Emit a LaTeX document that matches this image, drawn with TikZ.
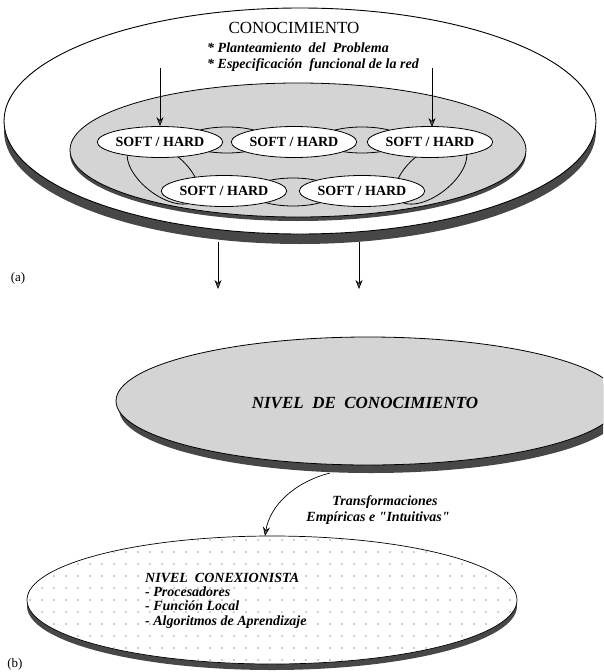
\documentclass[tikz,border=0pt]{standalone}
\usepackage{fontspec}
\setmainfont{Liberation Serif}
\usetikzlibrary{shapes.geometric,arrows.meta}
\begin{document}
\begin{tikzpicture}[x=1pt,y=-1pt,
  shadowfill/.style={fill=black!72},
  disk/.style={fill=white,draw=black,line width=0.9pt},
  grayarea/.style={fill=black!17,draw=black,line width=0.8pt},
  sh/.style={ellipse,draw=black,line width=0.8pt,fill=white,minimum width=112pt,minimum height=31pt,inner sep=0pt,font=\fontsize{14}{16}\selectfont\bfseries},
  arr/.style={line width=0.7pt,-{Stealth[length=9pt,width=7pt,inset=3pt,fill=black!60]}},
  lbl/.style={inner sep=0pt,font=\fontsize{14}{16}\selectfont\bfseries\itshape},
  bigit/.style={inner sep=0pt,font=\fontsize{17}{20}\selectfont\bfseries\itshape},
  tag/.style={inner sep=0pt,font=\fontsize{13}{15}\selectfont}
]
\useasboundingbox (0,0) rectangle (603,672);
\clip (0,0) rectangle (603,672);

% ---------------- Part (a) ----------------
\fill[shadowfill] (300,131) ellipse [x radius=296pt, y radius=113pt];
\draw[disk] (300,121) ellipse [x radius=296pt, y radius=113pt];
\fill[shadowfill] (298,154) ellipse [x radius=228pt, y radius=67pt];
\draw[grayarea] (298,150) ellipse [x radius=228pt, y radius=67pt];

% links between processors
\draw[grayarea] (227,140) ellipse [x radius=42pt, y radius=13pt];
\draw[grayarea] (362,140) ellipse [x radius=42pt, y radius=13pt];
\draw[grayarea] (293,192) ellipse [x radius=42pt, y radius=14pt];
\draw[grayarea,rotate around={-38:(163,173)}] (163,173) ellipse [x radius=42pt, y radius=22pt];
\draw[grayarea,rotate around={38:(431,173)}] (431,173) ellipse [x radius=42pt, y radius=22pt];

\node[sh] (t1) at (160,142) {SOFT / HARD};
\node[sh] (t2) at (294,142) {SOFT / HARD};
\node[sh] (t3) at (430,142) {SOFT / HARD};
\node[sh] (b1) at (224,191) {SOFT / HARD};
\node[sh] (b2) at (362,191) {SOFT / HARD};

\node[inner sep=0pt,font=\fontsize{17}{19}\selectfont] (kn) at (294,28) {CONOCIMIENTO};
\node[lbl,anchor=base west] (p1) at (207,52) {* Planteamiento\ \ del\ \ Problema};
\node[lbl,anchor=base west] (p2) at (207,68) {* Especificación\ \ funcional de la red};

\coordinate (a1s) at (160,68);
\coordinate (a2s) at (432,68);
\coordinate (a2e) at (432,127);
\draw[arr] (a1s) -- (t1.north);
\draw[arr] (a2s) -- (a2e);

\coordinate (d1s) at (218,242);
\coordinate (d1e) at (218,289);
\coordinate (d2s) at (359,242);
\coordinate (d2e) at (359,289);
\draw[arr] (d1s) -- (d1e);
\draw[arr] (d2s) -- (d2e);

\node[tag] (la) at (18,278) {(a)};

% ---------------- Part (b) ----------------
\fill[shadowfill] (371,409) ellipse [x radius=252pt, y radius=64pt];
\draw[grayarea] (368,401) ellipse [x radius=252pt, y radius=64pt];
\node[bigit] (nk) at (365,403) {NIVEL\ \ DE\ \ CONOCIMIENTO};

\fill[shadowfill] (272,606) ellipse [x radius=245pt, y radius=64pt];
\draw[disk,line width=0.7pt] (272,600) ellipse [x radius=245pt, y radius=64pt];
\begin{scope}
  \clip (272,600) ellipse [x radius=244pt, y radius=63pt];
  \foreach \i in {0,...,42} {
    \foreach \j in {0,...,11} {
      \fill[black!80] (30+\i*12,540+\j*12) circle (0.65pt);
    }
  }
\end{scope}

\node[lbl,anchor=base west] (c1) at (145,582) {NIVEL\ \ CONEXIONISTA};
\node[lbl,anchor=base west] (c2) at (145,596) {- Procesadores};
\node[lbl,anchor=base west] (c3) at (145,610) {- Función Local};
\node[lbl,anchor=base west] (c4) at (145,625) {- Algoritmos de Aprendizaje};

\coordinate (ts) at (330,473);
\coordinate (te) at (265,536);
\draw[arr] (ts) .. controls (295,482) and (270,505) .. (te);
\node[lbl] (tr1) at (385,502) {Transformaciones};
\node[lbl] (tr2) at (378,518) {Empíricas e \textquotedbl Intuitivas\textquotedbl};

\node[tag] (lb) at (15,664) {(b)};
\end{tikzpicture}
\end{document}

## Short problem
Give again, exactly, the lines from the start of the data through the one holding "(b2) at (362,191)"; omit the pictures.

## Output below
Emit a LaTeX document that matches this image, drawn with TikZ.
\documentclass[tikz,border=0pt]{standalone}
\usepackage{fontspec}
\setmainfont{Liberation Serif}
\usetikzlibrary{shapes.geometric,arrows.meta}
\begin{document}
\begin{tikzpicture}[x=1pt,y=-1pt,
  shadowfill/.style={fill=black!72},
  disk/.style={fill=white,draw=black,line width=0.9pt},
  grayarea/.style={fill=black!17,draw=black,line width=0.8pt},
  sh/.style={ellipse,draw=black,line width=0.8pt,fill=white,minimum width=112pt,minimum height=31pt,inner sep=0pt,font=\fontsize{14}{16}\selectfont\bfseries},
  arr/.style={line width=0.7pt,-{Stealth[length=9pt,width=7pt,inset=3pt,fill=black!60]}},
  lbl/.style={inner sep=0pt,font=\fontsize{14}{16}\selectfont\bfseries\itshape},
  bigit/.style={inner sep=0pt,font=\fontsize{17}{20}\selectfont\bfseries\itshape},
  tag/.style={inner sep=0pt,font=\fontsize{13}{15}\selectfont}
]
\useasboundingbox (0,0) rectangle (603,672);
\clip (0,0) rectangle (603,672);

% ---------------- Part (a) ----------------
\fill[shadowfill] (300,131) ellipse [x radius=296pt, y radius=113pt];
\draw[disk] (300,121) ellipse [x radius=296pt, y radius=113pt];
\fill[shadowfill] (298,154) ellipse [x radius=228pt, y radius=67pt];
\draw[grayarea] (298,150) ellipse [x radius=228pt, y radius=67pt];

% links between processors
\draw[grayarea] (227,140) ellipse [x radius=42pt, y radius=13pt];
\draw[grayarea] (362,140) ellipse [x radius=42pt, y radius=13pt];
\draw[grayarea] (293,192) ellipse [x radius=42pt, y radius=14pt];
\draw[grayarea,rotate around={-38:(163,173)}] (163,173) ellipse [x radius=42pt, y radius=22pt];
\draw[grayarea,rotate around={38:(431,173)}] (431,173) ellipse [x radius=42pt, y radius=22pt];

\node[sh] (t1) at (160,142) {SOFT / HARD};
\node[sh] (t2) at (294,142) {SOFT / HARD};
\node[sh] (t3) at (430,142) {SOFT / HARD};
\node[sh] (b1) at (224,191) {SOFT / HARD};
\node[sh] (b2) at (362,191) {SOFT / HARD};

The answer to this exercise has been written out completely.